-- Records for processing --
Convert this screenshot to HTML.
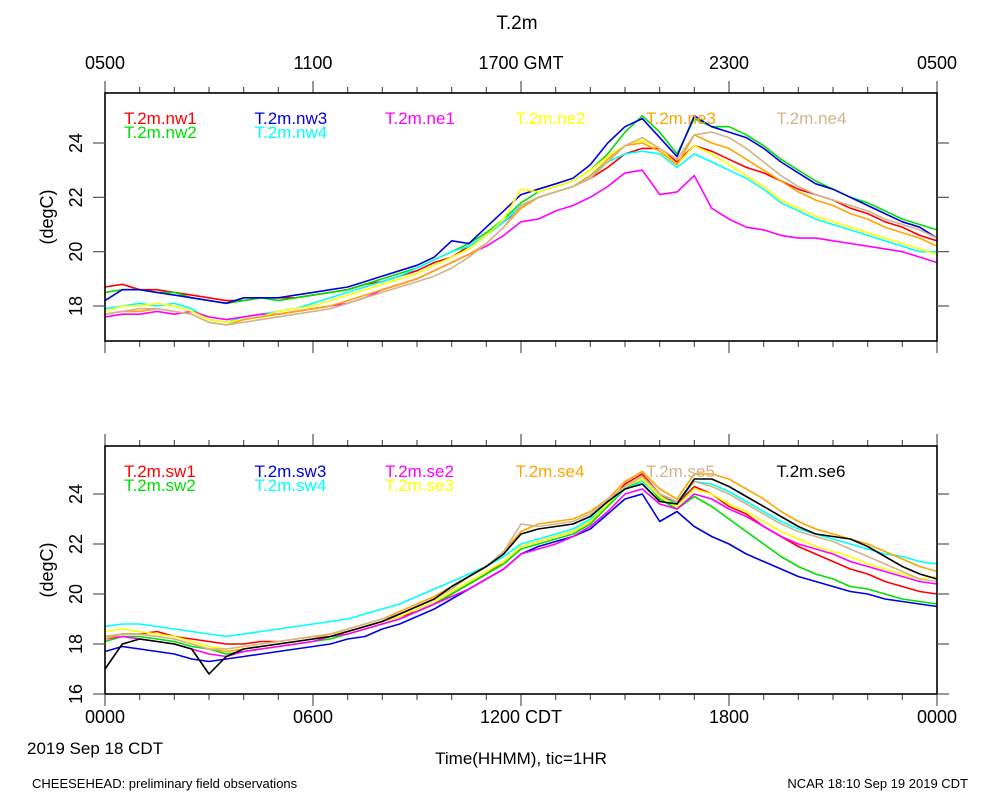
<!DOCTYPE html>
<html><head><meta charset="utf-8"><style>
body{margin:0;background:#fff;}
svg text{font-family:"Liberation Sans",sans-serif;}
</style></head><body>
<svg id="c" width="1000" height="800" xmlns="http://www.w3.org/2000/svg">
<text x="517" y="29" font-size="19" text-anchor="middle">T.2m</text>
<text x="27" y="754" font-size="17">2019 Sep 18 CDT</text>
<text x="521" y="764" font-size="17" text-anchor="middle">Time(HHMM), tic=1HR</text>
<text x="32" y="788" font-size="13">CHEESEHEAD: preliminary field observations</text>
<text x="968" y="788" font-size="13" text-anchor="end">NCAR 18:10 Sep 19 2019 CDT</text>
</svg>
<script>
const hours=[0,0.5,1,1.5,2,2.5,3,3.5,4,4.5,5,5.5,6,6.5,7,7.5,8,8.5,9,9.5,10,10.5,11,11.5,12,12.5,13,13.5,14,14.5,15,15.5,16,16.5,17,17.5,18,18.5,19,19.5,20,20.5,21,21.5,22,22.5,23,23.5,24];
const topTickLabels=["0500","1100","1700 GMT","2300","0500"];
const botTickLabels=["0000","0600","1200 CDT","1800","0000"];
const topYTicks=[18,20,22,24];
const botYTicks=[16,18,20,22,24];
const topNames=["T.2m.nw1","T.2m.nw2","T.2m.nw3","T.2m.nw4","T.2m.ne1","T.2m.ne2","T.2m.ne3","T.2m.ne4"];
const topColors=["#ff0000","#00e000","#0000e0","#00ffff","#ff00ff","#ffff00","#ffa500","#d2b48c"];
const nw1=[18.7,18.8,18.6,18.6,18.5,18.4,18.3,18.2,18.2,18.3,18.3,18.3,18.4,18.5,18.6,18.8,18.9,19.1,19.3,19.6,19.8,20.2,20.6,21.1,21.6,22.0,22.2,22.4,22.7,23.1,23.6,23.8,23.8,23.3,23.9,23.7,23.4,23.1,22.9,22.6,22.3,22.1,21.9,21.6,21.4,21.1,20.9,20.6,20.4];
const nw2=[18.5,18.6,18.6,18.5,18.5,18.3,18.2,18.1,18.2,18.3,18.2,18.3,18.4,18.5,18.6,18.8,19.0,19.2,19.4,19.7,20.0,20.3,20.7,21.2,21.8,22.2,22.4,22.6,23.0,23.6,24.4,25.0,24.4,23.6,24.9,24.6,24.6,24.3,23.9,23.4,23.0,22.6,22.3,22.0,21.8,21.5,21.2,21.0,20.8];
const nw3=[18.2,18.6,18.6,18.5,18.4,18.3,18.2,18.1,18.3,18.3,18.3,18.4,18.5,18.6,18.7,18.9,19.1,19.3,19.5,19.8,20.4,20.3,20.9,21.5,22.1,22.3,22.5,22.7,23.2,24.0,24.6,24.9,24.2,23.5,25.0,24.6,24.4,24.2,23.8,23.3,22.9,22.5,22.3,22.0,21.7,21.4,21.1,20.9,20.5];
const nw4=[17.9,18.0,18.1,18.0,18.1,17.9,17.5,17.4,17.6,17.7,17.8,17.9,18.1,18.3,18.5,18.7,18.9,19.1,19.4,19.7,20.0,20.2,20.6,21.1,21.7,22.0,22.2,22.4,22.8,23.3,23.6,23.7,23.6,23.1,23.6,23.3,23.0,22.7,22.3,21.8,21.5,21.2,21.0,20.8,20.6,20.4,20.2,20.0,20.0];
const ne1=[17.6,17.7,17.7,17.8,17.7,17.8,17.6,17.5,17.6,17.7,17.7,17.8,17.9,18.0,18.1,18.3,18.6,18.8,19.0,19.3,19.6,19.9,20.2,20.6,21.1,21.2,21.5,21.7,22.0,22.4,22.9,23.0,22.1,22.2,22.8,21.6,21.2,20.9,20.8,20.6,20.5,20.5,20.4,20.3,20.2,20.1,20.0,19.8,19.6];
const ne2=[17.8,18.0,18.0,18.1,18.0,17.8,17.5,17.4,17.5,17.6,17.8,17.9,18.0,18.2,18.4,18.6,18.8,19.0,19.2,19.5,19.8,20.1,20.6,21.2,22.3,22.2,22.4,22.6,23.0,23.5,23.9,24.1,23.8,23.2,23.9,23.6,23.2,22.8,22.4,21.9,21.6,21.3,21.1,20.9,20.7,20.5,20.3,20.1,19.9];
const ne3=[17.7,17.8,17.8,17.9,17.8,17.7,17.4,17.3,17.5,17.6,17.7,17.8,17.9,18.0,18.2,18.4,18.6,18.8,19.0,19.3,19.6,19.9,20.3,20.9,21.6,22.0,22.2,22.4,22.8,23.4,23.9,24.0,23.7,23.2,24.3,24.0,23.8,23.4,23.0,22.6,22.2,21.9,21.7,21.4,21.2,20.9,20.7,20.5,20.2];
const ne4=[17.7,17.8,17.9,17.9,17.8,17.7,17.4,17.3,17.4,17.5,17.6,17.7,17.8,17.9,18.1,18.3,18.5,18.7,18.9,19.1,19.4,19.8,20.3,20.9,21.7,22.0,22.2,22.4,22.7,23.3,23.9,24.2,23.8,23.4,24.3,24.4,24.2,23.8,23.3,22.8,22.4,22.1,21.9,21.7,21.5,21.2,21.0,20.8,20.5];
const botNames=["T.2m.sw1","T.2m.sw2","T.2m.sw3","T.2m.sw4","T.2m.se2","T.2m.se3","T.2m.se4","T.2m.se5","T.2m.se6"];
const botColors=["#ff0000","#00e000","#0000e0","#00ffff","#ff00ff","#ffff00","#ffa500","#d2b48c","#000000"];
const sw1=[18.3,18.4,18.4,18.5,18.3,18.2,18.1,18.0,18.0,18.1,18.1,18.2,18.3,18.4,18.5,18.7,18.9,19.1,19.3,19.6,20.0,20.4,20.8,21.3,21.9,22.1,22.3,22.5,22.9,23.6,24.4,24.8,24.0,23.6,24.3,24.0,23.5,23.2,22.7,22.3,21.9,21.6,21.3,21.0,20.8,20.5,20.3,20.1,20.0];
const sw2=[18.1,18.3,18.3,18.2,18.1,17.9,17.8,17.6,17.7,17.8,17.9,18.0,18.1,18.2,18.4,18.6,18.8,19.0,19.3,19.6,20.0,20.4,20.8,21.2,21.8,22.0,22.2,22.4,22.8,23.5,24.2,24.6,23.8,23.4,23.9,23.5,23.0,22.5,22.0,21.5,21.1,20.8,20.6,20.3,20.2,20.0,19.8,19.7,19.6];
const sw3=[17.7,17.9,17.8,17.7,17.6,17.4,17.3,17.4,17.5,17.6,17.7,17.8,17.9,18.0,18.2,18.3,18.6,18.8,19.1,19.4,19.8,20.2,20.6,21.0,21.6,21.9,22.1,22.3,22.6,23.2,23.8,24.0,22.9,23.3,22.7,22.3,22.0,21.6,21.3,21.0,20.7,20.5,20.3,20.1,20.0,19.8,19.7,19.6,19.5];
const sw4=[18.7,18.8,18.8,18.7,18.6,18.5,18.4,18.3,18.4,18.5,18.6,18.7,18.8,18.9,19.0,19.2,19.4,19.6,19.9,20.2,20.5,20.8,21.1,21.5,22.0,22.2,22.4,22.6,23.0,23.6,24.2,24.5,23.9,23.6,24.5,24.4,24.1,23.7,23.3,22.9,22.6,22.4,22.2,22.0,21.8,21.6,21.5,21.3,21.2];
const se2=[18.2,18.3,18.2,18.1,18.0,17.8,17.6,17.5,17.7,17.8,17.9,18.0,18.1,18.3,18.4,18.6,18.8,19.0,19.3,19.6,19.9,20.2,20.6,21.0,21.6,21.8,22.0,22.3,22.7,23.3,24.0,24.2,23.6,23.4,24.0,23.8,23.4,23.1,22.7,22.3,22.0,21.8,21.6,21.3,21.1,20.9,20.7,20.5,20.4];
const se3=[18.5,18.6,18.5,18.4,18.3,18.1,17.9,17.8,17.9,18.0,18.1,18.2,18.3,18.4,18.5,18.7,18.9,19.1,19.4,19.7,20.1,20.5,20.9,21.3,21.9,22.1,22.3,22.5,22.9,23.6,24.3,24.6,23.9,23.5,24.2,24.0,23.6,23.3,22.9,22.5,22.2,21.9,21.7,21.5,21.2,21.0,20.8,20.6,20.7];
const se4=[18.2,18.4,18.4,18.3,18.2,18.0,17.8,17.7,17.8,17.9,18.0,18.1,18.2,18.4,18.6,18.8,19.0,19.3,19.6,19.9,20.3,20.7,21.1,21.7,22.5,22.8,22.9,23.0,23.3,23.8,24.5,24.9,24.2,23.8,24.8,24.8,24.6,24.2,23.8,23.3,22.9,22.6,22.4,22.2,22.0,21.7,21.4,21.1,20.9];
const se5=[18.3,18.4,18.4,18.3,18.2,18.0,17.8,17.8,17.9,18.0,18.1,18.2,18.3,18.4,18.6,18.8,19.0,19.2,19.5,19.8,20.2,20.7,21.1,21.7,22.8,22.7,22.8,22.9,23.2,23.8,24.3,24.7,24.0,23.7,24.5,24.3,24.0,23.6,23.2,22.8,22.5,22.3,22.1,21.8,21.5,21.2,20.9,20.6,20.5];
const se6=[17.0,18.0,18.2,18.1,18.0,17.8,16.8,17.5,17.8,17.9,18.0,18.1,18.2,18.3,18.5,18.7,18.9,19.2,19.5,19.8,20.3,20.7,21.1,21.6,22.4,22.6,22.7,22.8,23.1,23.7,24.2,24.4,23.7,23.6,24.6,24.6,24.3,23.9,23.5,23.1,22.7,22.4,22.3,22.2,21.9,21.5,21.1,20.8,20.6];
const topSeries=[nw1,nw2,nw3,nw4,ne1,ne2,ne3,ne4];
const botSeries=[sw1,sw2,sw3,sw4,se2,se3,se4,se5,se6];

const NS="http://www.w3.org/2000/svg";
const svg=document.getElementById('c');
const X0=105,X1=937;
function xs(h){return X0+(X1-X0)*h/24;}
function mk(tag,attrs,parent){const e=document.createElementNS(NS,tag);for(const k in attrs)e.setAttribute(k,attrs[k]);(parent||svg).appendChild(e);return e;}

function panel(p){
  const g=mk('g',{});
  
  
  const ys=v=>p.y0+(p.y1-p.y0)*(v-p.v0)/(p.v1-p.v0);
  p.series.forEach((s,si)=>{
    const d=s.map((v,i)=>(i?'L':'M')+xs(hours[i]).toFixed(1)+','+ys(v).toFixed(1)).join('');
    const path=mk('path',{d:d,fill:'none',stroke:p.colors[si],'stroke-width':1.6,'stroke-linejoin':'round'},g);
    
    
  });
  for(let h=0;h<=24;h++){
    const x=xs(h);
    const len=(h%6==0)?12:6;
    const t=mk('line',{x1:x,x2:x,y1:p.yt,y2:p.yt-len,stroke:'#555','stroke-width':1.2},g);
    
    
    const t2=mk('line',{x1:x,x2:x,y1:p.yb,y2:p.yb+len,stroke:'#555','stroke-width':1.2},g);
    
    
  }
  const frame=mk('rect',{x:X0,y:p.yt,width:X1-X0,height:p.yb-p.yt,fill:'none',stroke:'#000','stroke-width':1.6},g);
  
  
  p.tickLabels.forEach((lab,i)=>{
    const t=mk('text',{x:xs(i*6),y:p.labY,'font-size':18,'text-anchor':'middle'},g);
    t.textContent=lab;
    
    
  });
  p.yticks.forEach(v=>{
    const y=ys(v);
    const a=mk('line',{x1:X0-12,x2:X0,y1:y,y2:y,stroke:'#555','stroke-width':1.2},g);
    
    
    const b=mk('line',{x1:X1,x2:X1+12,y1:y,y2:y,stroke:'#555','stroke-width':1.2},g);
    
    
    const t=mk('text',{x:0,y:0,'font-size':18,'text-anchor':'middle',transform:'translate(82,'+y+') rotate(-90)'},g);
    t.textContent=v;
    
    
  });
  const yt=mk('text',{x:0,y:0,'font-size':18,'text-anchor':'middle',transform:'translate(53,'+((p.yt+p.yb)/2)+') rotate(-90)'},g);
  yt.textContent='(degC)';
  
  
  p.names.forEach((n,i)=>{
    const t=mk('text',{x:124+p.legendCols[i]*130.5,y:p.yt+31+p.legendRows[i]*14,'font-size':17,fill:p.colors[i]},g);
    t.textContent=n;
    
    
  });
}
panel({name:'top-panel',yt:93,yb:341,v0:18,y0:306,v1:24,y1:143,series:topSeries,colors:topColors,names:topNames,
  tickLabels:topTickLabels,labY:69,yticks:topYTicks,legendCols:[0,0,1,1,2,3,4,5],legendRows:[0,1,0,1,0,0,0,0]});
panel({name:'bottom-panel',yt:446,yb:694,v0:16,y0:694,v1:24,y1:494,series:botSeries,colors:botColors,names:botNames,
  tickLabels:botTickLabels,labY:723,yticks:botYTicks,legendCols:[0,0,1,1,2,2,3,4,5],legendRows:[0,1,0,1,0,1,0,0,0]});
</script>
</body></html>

* * *

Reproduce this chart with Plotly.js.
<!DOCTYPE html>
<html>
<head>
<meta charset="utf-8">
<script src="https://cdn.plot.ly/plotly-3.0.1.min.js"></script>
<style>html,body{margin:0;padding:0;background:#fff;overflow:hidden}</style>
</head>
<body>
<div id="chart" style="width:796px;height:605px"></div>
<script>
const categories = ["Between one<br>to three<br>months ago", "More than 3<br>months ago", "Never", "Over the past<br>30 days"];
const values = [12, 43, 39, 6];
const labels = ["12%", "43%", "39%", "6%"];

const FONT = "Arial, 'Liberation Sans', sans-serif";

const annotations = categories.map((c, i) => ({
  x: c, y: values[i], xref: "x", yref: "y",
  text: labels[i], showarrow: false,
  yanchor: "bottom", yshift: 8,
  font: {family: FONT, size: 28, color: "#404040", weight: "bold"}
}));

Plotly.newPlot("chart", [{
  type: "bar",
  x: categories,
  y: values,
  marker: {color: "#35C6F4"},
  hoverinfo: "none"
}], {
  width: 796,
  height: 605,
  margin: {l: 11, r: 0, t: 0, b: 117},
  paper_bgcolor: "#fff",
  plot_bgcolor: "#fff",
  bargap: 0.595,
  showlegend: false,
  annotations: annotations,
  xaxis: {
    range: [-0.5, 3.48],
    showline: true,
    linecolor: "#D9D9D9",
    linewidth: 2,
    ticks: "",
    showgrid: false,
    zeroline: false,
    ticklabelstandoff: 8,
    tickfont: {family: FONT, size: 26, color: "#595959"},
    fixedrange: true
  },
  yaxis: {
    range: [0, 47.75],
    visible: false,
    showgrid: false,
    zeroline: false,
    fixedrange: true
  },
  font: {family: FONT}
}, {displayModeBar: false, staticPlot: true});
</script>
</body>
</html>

--

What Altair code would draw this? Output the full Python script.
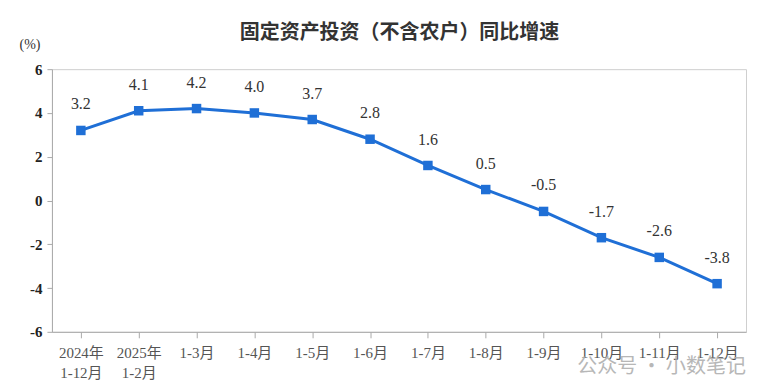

-- Exercise details --
Extract lines where the string "this" occurs.

-- Output --
Convert this screenshot to HTML.
Reproduce this chart with Plotly.js.
What Altair code would draw this? Output the full Python script.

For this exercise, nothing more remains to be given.